Our research group focuses on various key science questions in exoplanets that can be summarised in the following domains:
Search for terrestrial exoplanets
The search and characterisation of terrestrial exoplanets is at the frontier of the exoplanet field. Our team is involved in different areas to achieve the detection and study of potentially habitable planets. We are leading the SAINT-EX project that built and operates a 1-m telescope in Mexico. One goal of this observatory is to detect rocky exoplanets orbiting ultra-cool stars with the aim of characterising their surfaces and atmospheres within the next 5 to 10 years. To date, these planets represent our best chances to find life beyond Earth. Members of our team are part of the SPECULOOS collaboration that coordinates this survey from both hemispheres. We have also been playing a key role in the detection and characterisation of the TRAPPIST-1 system.
Characterisation of exoplanet atmospheres
Understanding the chemistry and climate of exoplanets is a major goal in exoplanet science. Our team leads several observing programmes with ground- (e.g. VLT, Magellan) and space-based (Hubble, Spitzer and Kepler space telescopes) facilities. The goals are to study the abundances of chemical species and the atmospheric circulation in ice and gas giant exoplanets.
Small transiting exoplanets have found to be living in tightly-packed systems, where gravitational interactions between them play a paramount role in shaping the evolution and stability of these systems. Our team has pioneered a novel approach to study the intimate dynamics of these planets that enable us to measure the masses and densities of these planets. This in turn provides knowledge about their composition and their formation pathways. On this latter aspect, our collaborations with the planet formation groups led by Christoph Mordasini, Yann Alibert and Willy Benz are particularly fruitful.
Bayesian analyses of exoplanet populations
The field of exoplanets has long focused on individual targets. The recent advent of large exoplanet surveys such as the Kepler mission enables us to explore the physical properties of planets as a population.

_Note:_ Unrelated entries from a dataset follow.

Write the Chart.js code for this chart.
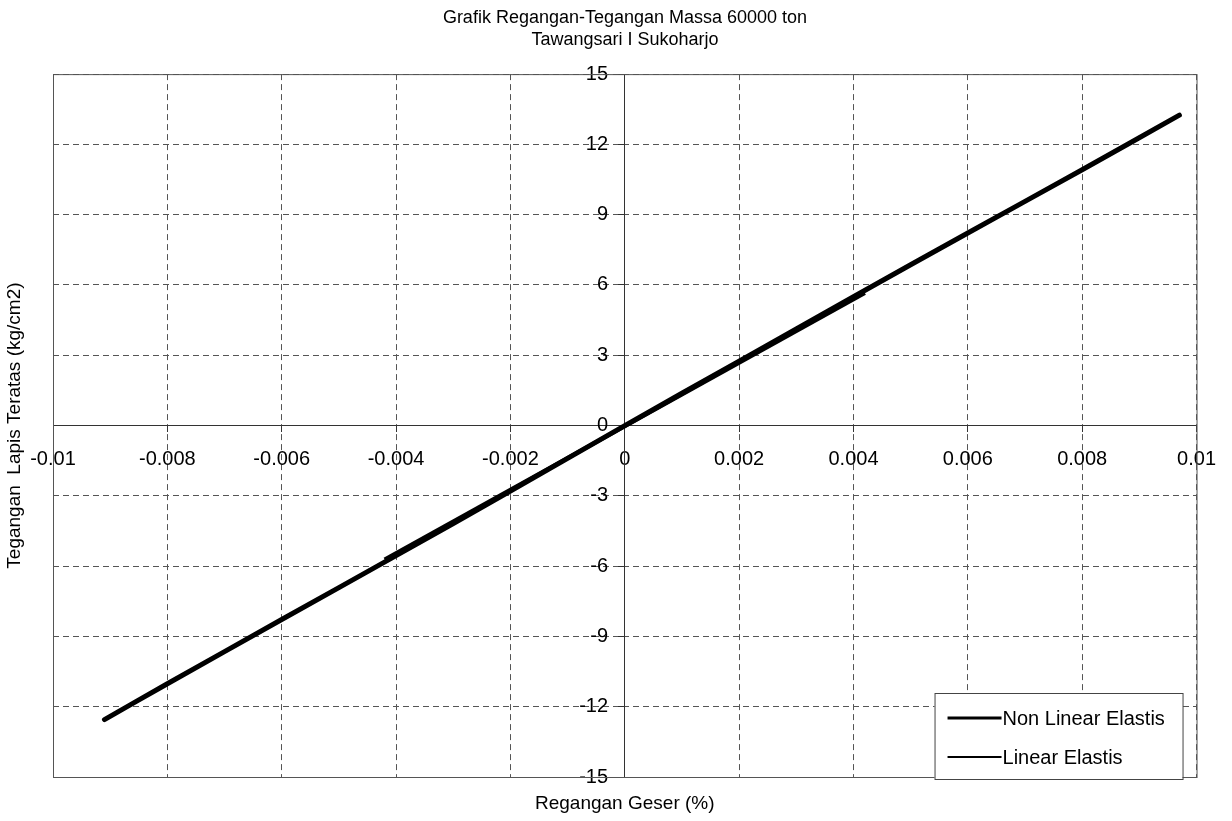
<!DOCTYPE html>
<html>
<head>
<meta charset="utf-8">
<script src="https://cdn.jsdelivr.net/npm/chart.js@4/dist/chart.umd.min.js"></script>
<style>
  body{margin:0;background:#fff;}
  #wrap{width:1232px;height:821px;}
</style>
</head>
<body>
<div id="wrap"><canvas id="chart" width="1232" height="821"></canvas></div>
<script>
// data
const titleLines = ["Grafik Regangan-Tegangan Massa 60000 ton", "Tawangsari I Sukoharjo"];
const xTitle = "Regangan Geser (%)";
const yTitle = "Tegangan  Lapis Teratas (kg/cm2)";

const nonLinX = [-0.0091, -0.008, -0.006, -0.004, -0.002, 0, 0.002, 0.004, 0.006, 0.008, 0.0097];
const nonLinY = [-12.55, -11.02, -8.28, -5.55, -2.8, 0, 2.75, 5.5, 8.22, 10.92, 13.25];
const linX = [-0.0042, 0.0042];
const linY = [-5.72, 5.66];

const xTicks = [-0.01, -0.008, -0.006, -0.004, -0.002, 0, 0.002, 0.004, 0.006, 0.008, 0.01];
const yTicks = [-15, -12, -9, -6, -3, 0, 3, 6, 9, 12, 15];

function pts(xs, ys){
  let out=[];
  for(let i=0;i<xs.length;i++) out.push({x:xs[i], y:ys[i]});
  return out;
}

const FONT = "'Liberation Sans', Arial, sans-serif";

// frame round the plot, axis titles and the legend box
const extras = {
  id: "extras",
  afterDraw(chart){
    let ctx=chart.ctx;
    let a=chart.chartArea;
    ctx.save();
    ctx.strokeStyle="#555";
    ctx.lineWidth=1;
    ctx.strokeRect(a.left+0.5, a.top+0.5, a.right-a.left, a.bottom-a.top);

    ctx.fillStyle="#000";
    ctx.font="19px " + FONT;
    ctx.textAlign="center";
    ctx.textBaseline="middle";
    ctx.fillText(xTitle, (a.left+a.right)/2, a.bottom+27);

    ctx.save();
    ctx.translate(15, (a.top+a.bottom)/2);
    ctx.rotate(-Math.PI/2);
    ctx.fillText(yTitle, 0, 0);
    ctx.restore();

    // legend
    let w=248, h=86;
    let lx=a.right-14-w, ly=a.bottom+2-h;
    ctx.fillStyle="#fff";
    ctx.fillRect(lx, ly, w, h);
    ctx.strokeStyle="#444";
    ctx.strokeRect(lx+0.5, ly+0.5, w, h);
    let ds=chart.data.datasets;
    for(let i=0;i<ds.length;i++){
      let yy=ly+25+i*39;
      ctx.strokeStyle="#000";
      ctx.lineWidth=i==0?3:2;
      ctx.beginPath();
      ctx.moveTo(lx+13, yy);
      ctx.lineTo(lx+67, yy);
      ctx.stroke();
      ctx.fillStyle="#000";
      ctx.font="20px " + FONT;
      ctx.textAlign="left";
      ctx.fillText(ds[i].label, lx+68, yy+1);
    }
    ctx.restore();
  }
};

const chartX = document.getElementById("chart").getContext("2d");
const config = new Chart(chartX, {
  type: "scatter",
  data: {
    datasets: [{
      label: "Non Linear Elastis",
      data: pts(nonLinX, nonLinY),
      showLine: true,
      borderColor: "#000",
      backgroundColor: "#000",
      borderWidth: 5,
      pointRadius: 0,
      tension: 0.3,
      borderCapStyle: "round"
    },
    {
      label: "Linear Elastis",
      data: pts(linX, linY),
      showLine: true,
      borderColor: "#000",
      backgroundColor: "#000",
      borderWidth: 4,
      pointRadius: 0
    }]
  },
  options: {
    responsive: false,
    animation: false,
    layout: { padding: { left: 53, right: 35, top: 0, bottom: 44 } },
    plugins: {
      legend: { display: false },
      tooltip: { enabled: false },
      title: {
        display: true,
        text: titleLines,
        color: "#000",
        font: { family: FONT, size: 18, weight: "normal", lineHeight: 1.17 },
        padding: { top: 8, bottom: 24 }
      }
    },
    scales: {
      x: {
        type: "linear",
        position: { y: 0 },
        min: -0.01, max: 0.01,
        afterBuildTicks: (s) => { s.ticks = xTicks.map(v => ({value: v})); },
        grid: { color: "#555", lineWidth: 1, tickLength: 6, tickColor: "#333" },
        border: { display: true, color: "#333", width: 1, dash: [6, 4] },
        ticks: {
          color: "#000", autoSkip: false, maxRotation: 0, padding: 16,
          font: { family: FONT, size: 20 },
          callback: (v) => String(+Number(v).toFixed(4))
        }
      },
      y: {
        type: "linear",
        position: { x: 0 },
        min: -15, max: 15,
        afterBuildTicks: (s) => { s.ticks = yTicks.map(v => ({value: v})); },
        grid: { color: "#555", lineWidth: 1, tickLength: 6, tickColor: "#333" },
        border: { display: true, color: "#333", width: 1, dash: [6, 4] },
        ticks: {
          color: "#000", autoSkip: false, padding: 8,
          font: { family: FONT, size: 20 },
          // labels sit right-aligned on a centred axis, spaces keep them off the line
          callback: (v) => String(v) + "   "
        }
      }
    }
  },
  plugins: [extras]
});
</script>
</body>
</html>
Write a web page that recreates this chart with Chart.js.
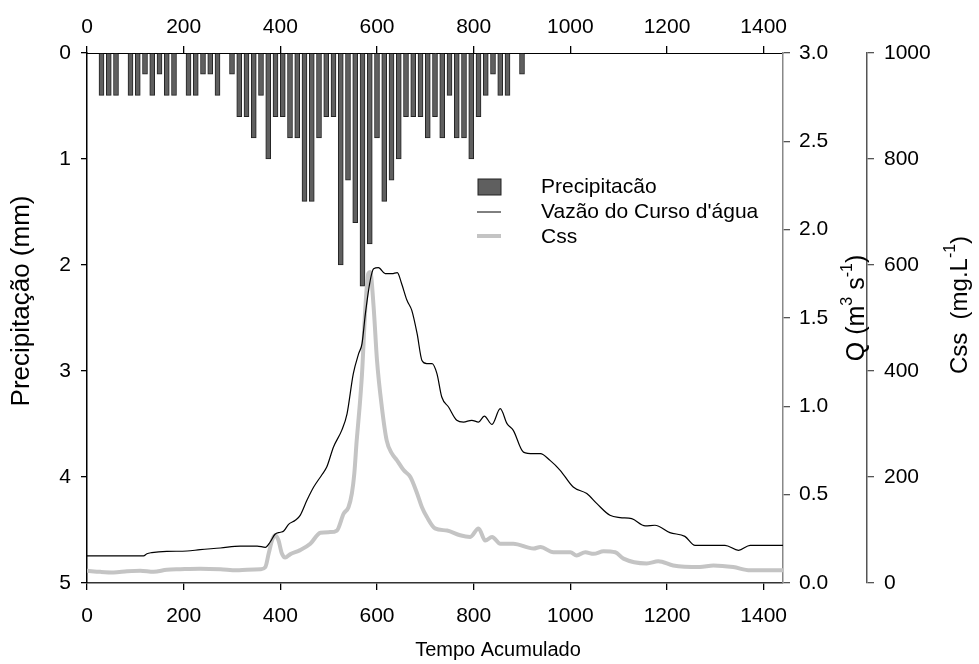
<!DOCTYPE html>
<html>
<head>
<meta charset="utf-8">
<script src="https://cdn.jsdelivr.net/npm/chart.js@4"></script>
<style>
  html, body { margin: 0; padding: 0; background: #fff; }
</style>
</head>
<body>
<canvas id="myChart" width="979" height="664"></canvas>
<script>
// Precipitation bars (mm), every 15 min
const precipTime = [30, 45, 60, 75, 90, 105, 120, 135, 150, 165, 180, 195, 210, 225, 240, 255, 270, 285,
  300, 315, 330, 345, 360, 375, 390, 405, 420, 435, 450, 465, 480, 495, 510, 525, 540, 555, 570, 585,
  600, 615, 630, 645, 660, 675, 690, 705, 720, 735, 750, 765, 780, 795, 810, 825, 840, 855, 870, 885, 900];
const precipValues = [0.4, 0.4, 0.4, 0, 0.4, 0.4, 0.2, 0.4, 0.2, 0.4, 0.4, 0, 0.4, 0.4, 0.2, 0.2, 0.4, 0,
  0.2, 0.6, 0.6, 0.8, 0.4, 1.0, 0.6, 0.6, 0.8, 0.8, 1.4, 1.4, 0.8, 0.6, 0.6, 2.0, 1.2, 1.6, 2.2, 1.8,
  0.8, 1.4, 1.2, 1.0, 0.6, 0.6, 0.6, 0.8, 0.6, 0.8, 0.4, 0.8, 0.8, 1.0, 0.6, 0.4, 0.2, 0.4, 0.4, 0, 0.2];

// Stream discharge Q (m3/s)
const qTime = [0, 60, 117, 124, 134, 165, 207, 234, 276, 317, 352, 369, 379, 389, 400, 407, 417, 431, 441,
  455, 469, 486, 496, 510, 527, 538, 551, 562, 569, 576, 586, 593, 603, 617, 631, 642, 651, 662, 672, 683,
  693, 703, 714, 724, 734, 748, 765, 779, 796, 810, 822, 838, 855, 869, 882, 903, 924, 938, 958, 979, 1006,
  1034, 1055, 1082, 1103, 1127, 1155, 1175, 1206, 1237, 1258, 1320, 1348, 1372, 1440];
const qValues = [0.153, 0.153, 0.153, 0.166, 0.172, 0.179, 0.181, 0.189, 0.198, 0.209, 0.209, 0.202, 0.232,
  0.276, 0.287, 0.294, 0.332, 0.355, 0.383, 0.468, 0.543, 0.613, 0.656, 0.77, 0.864, 0.958, 1.185, 1.298,
  1.355, 1.525, 1.713, 1.779, 1.785, 1.751, 1.751, 1.757, 1.694, 1.6, 1.543, 1.411, 1.26, 1.242, 1.242,
  1.185, 1.053, 0.996, 0.921, 0.911, 0.921, 0.911, 0.945, 0.898, 0.987, 0.902, 0.864, 0.741, 0.732, 0.732,
  0.694, 0.638, 0.543, 0.506, 0.449, 0.383, 0.37, 0.364, 0.323, 0.327, 0.285, 0.264, 0.213, 0.213, 0.185,
  0.213, 0.213];

// Suspended sediment concentration Css (mg/L)
const cssTime = [0, 28, 55, 83, 110, 138, 165, 193, 234, 276, 310, 331, 359, 369, 376, 383, 389, 396, 403,
  410, 420, 441, 462, 483, 503, 517, 531, 541, 548, 553, 558, 564, 569, 576, 582, 586, 593, 600, 610, 620,
  631, 641, 655, 669, 683, 693, 703, 720, 745, 772, 793, 810, 824, 838, 855, 882, 924, 938, 965, 1000, 1013,
  1031, 1048, 1069, 1093, 1110, 1158, 1182, 1213, 1268, 1296, 1337, 1372, 1440];
const cssValues = [23, 21, 20, 22, 23, 21, 25, 26, 27, 26, 24, 25, 26, 30, 56, 81, 90, 81, 56, 48, 54, 62,
  74, 95, 96, 99, 131, 143, 169, 206, 269, 332, 395, 521, 584, 587, 521, 420, 332, 269, 244, 232, 213, 200,
  169, 143, 125, 103, 99, 90, 87, 103, 80, 87, 74, 74, 65, 68, 58, 58, 52, 58, 55, 60, 58, 46, 37, 41, 33,
  30, 33, 30, 24, 24];

const xTicks = [0, 200, 400, 600, 800, 1000, 1200, 1400];
const precipTicks = [0, 1, 2, 3, 4, 5];
const qTicks = [0, 0.5, 1.0, 1.5, 2.0, 2.5, 3.0];
const cssTicks = [0, 200, 400, 600, 800, 1000];

const FONT = 'Liberation Sans, Arial, sans-serif';
Chart.defaults.font.family = FONT;
Chart.defaults.font.size = 21;
Chart.defaults.color = '#000';

const setTicks = list => scale => { scale.ticks = list.map(v => ({ value: v })); };

// draws a title with optional superscript parts, rotated bottom-to-top when vertical
function drawTitle(ctx, parts, cx, cy, size, vertical) {
  const sup = Math.round(size * 0.65);
  ctx.save();
  let total = 0;
  parts.forEach(p => {
    ctx.font = (p[1] ? sup : size) + 'px ' + FONT;
    p.w = ctx.measureText(p[0]).width;
    total += p.w;
  });
  ctx.translate(cx, cy);
  if (vertical) ctx.rotate(-Math.PI / 2);
  ctx.fillStyle = '#000';
  ctx.textBaseline = 'middle';
  let x = -total / 2;
  parts.forEach(p => {
    ctx.font = (p[1] ? sup : size) + 'px ' + FONT;
    ctx.fillText(p[0], x, p[1] ? -size * 0.38 : 0);
    x += p.w;
  });
  ctx.restore();
}

const extras = {
  id: 'extras',
  afterDraw(chart) {
    const ctx = chart.ctx;
    drawTitle(ctx, [['Tempo Acumulado', 0]], 498, 650, 20, false);
    drawTitle(ctx, [['Precipitação (mm)', 0]], 22, 301, 26, true);
    drawTitle(ctx, [['Q (m', 0], ['3', 1], [' s', 0], ['-1', 1], [')', 0]], 857, 308, 25, true);
    drawTitle(ctx, [['Css  (mg.L', 0], ['-1', 1], [')', 0]], 960, 305, 24, true);

    // legend
    ctx.save();
    ctx.fillStyle = '#5f5f5f';
    ctx.strokeStyle = '#222';
    ctx.lineWidth = 1;
    ctx.fillRect(478, 179, 23, 16);
    ctx.strokeRect(478, 179, 23, 16);
    ctx.beginPath();
    ctx.moveTo(477, 212); ctx.lineTo(501, 212);
    ctx.strokeStyle = '#000'; ctx.lineWidth = 1; ctx.stroke();
    ctx.beginPath();
    ctx.moveTo(477, 236); ctx.lineTo(501, 236);
    ctx.strokeStyle = '#c4c4c4'; ctx.lineWidth = 4; ctx.stroke();
    ctx.fillStyle = '#000';
    ctx.font = '21px ' + FONT;
    ctx.textBaseline = 'middle';
    ctx.fillText('Precipitacão', 541, 187);
    ctx.fillText('Vazão do Curso d\'água', 541, 212);
    ctx.fillText('Css', 541, 237);
    ctx.restore();
  }
};

const tickGrid = (len, color) => ({ display: true, drawOnChartArea: false, drawTicks: true, offset: false, tickLength: len, color: color, lineWidth: 1.3 });

const ctx = document.getElementById('myChart').getContext('2d');
const myChart = new Chart(ctx, {
  data: {
    datasets: [
      {
        type: 'line',
        label: 'Vazão do Curso d\'água',
        data: qTime.map((t, i) => ({ x: t, y: qValues[i] })),
        yAxisID: 'yQ',
        borderColor: '#000',
        borderWidth: 1.2,
        pointRadius: 0,
        cubicInterpolationMode: 'monotone',
        order: 1
      },
      {
        type: 'line',
        label: 'Css',
        data: cssTime.map((t, i) => ({ x: t, y: cssValues[i] })),
        yAxisID: 'yC',
        borderColor: '#c4c4c4',
        borderWidth: 4,
        pointRadius: 0,
        cubicInterpolationMode: 'monotone',
        order: 2
      },
      {
        type: 'bar',
        label: 'Precipitacão',
        data: precipTime.map((t, i) => ({ x: t, y: precipValues[i] })).filter(p => p.y > 0),
        yAxisID: 'y',
        backgroundColor: '#5f5f5f',
        borderColor: '#222',
        borderWidth: 1,
        barThickness: 5,
        order: 3
      }
    ]
  },
  options: {
    responsive: false,
    animation: false,
    devicePixelRatio: 1,
    layout: { padding: 0 },
    plugins: { legend: { display: false }, tooltip: { enabled: false } },
    scales: {
      x: {
        type: 'linear', position: 'bottom', min: 0, max: 1440, offset: false,
        afterBuildTicks: setTicks(xTicks),
        afterFit: s => { s.height = 81; },
        grid: tickGrid(7, '#000'),
        border: { color: '#333', width: 1.5 },
        ticks: { padding: 14, maxRotation: 0, autoSkip: false, callback: v => String(v) }
      },
      xTop: {
        type: 'linear', position: 'top', min: 0, max: 1440, offset: false,
        afterBuildTicks: setTicks(xTicks),
        afterFit: s => { s.height = 53; },
        grid: tickGrid(7, '#000'),
        border: { color: '#000', width: 1 },
        ticks: { padding: 6, maxRotation: 0, autoSkip: false, callback: v => String(v) }
      },
      y: {
        type: 'linear', position: 'left', min: 0, max: 5, reverse: true,
        afterBuildTicks: setTicks(precipTicks),
        afterFit: s => { s.width = 87; },
        grid: tickGrid(6, '#000'),
        border: { color: '#000', width: 1.5 },
        ticks: { padding: 10, callback: v => String(v) }
      },
      yQ: {
        type: 'linear', position: 'right', min: 0, max: 3, weight: 1,
        afterBuildTicks: setTicks(qTicks),
        afterFit: s => { s.width = 84; },
        grid: tickGrid(7, '#555'),
        border: { color: '#888', width: 1.5 },
        ticks: { padding: 9, callback: v => v.toFixed(1) }
      },
      yC: {
        type: 'linear', position: 'right', min: 0, max: 1000, weight: 2,
        afterBuildTicks: setTicks(cssTicks),
        afterFit: s => { s.width = 112; },
        grid: tickGrid(7, '#555'),
        border: { color: '#555', width: 1.5 },
        ticks: { padding: 10, callback: v => String(v) }
      }
    }
  },
  plugins: [extras]
});
</script>
</body>
</html>
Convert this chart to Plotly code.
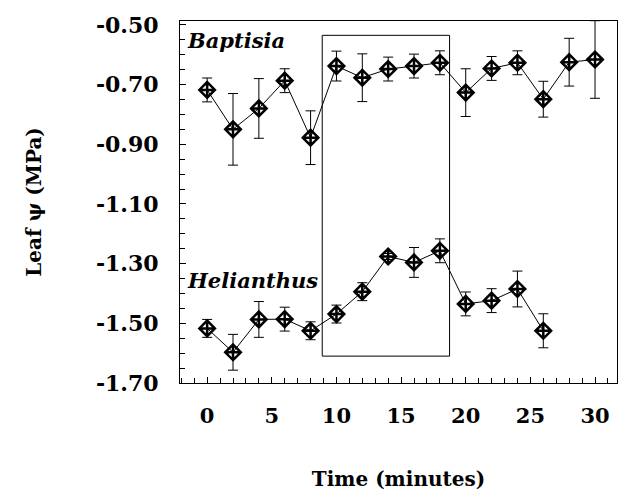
import plotly.graph_objects as go

time_min = [0, 2, 4, 6, 8, 10, 12, 14, 16, 18, 20, 22, 24, 26, 28, 30]
baptisia_psi = [-0.718, -0.850, -0.780, -0.687, -0.878, -0.638, -0.677, -0.648,
                -0.638, -0.627, -0.727, -0.646, -0.627, -0.749, -0.625, -0.616]
baptisia_err = [0.04, 0.12, 0.10, 0.04, 0.09, 0.05, 0.08, 0.04,
                0.04, 0.04, 0.08, 0.04, 0.04, 0.06, 0.08, 0.13]

helianthus_time = [0, 2, 4, 6, 8, 10, 12, 14, 16, 18, 20, 22, 24, 26]
helianthus_psi = [-1.517, -1.597, -1.487, -1.486, -1.525, -1.469, -1.394, -1.276,
                  -1.296, -1.257, -1.435, -1.424, -1.385, -1.525]
helianthus_err = [0.03, 0.06, 0.06, 0.04, 0.03, 0.03, 0.03, 0.01,
                  0.05, 0.04, 0.04, 0.04, 0.06, 0.057]

# highlighted interval (rectangle)
box_time = [8.9, 18.75]
box_psi = [-1.61, -0.535]

y_ticks = [-0.50, -0.70, -0.90, -1.10, -1.30, -1.50, -1.70]
x_ticks = [0, 5, 10, 15, 20, 25, 30]

FONT = "DejaVu Serif"

fig = go.Figure()


def add_series(x, y, err):
    fig.add_trace(go.Scatter(
        x=x, y=y, mode="lines+markers",
        line=dict(color="black", width=1),
        marker=dict(symbol="diamond-cross-open", size=12, color="black",
                    line=dict(color="black", width=2.5)),
        error_y=dict(type="data", array=err, visible=True, color="black",
                     thickness=1, width=5),
        showlegend=False,
    ))


add_series(time_min, baptisia_psi, baptisia_err)
add_series(helianthus_time, helianthus_psi, helianthus_err)

fig.add_shape(type="rect", xref="x", yref="y",
              x0=box_time[0], x1=box_time[1], y0=box_psi[0], y1=box_psi[1],
              line=dict(color="black", width=1), fillcolor="rgba(0,0,0,0)")

fig.add_annotation(text="<b><i>Baptisia</i></b>", xref="paper", yref="y",
                   x=0.012, y=-0.553, xanchor="left", yanchor="middle",
                   showarrow=False, font=dict(family=FONT, size=21, color="black"))
fig.add_annotation(text="<b><i>Helianthus</i></b>", xref="paper", yref="y",
                   x=0.012, y=-1.355, xanchor="left", yanchor="middle",
                   showarrow=False, font=dict(family=FONT, size=21, color="black"))

fig.update_layout(
    width=618, height=491,
    margin=dict(l=180, r=1, t=21, b=108),
    paper_bgcolor="white", plot_bgcolor="white",
    font=dict(family=FONT, color="black"),
)

fig.update_xaxes(
    range=[-2.1, 31.7], tickvals=x_ticks, ticktext=["<b>%d</b>" % v for v in x_ticks],
    ticks="inside", ticklen=6, tickcolor="black", tickwidth=1,
    minor=dict(dtick=1, ticks="inside", ticklen=5, tickcolor="black"),
    showline=True, linecolor="black", linewidth=1, mirror=True,
    showgrid=False, zeroline=False,
    tickfont=dict(family=FONT, size=21, color="black"),
    ticklabelstandoff=14,
    title=dict(text="<b>Time (minutes)</b>", standoff=45,
               font=dict(family=FONT, size=20, color="black")),
)
fig.update_yaxes(
    range=[-1.70, -0.487], tickvals=y_ticks, ticktext=["<b>%.2f</b>" % v for v in y_ticks],
    ticks="inside", ticklen=6, tickcolor="black", tickwidth=1,
    minor=dict(dtick=0.05, tick0=-0.5, ticks="inside", ticklen=5, tickcolor="black"),
    showline=True, linecolor="black", linewidth=1, mirror=True,
    showgrid=False, zeroline=False,
    tickfont=dict(family=FONT, size=22, color="black"),
    ticklabelstandoff=16,
    title=dict(text="<b>Leaf ψ (MPa)</b>", standoff=48,
               font=dict(family=FONT, size=20, color="black")),
)

fig.write_html("out.html")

Our team has developed new tools to investigate trends in the thousands of exoplanets that have been found so far and that provide us information about e.g. the surface and atmospheric reflectivity (albedo) of these planets or new insights into the physical processes that drive inflated radii in close-in giant exoplanets.
CHEOPS science exploitation
CHEOPS (Characterising Exoplanets Satellite) is the first ESA S-class mission and has been launched at the end of 2019. Several members of our team are involved in the Science Team and in different working groups that exploit the mission data. Our prime interest is the characterisation of gaseous exoplanets at visible wavelengths to constrain albedos and dependence with longitude. We are also focussing on the search for small planets with CHEOPS and the complementarity from ground-based facilities such as the SAINT-EX Observatory. This work is done with the support of the NCCR PlanetS.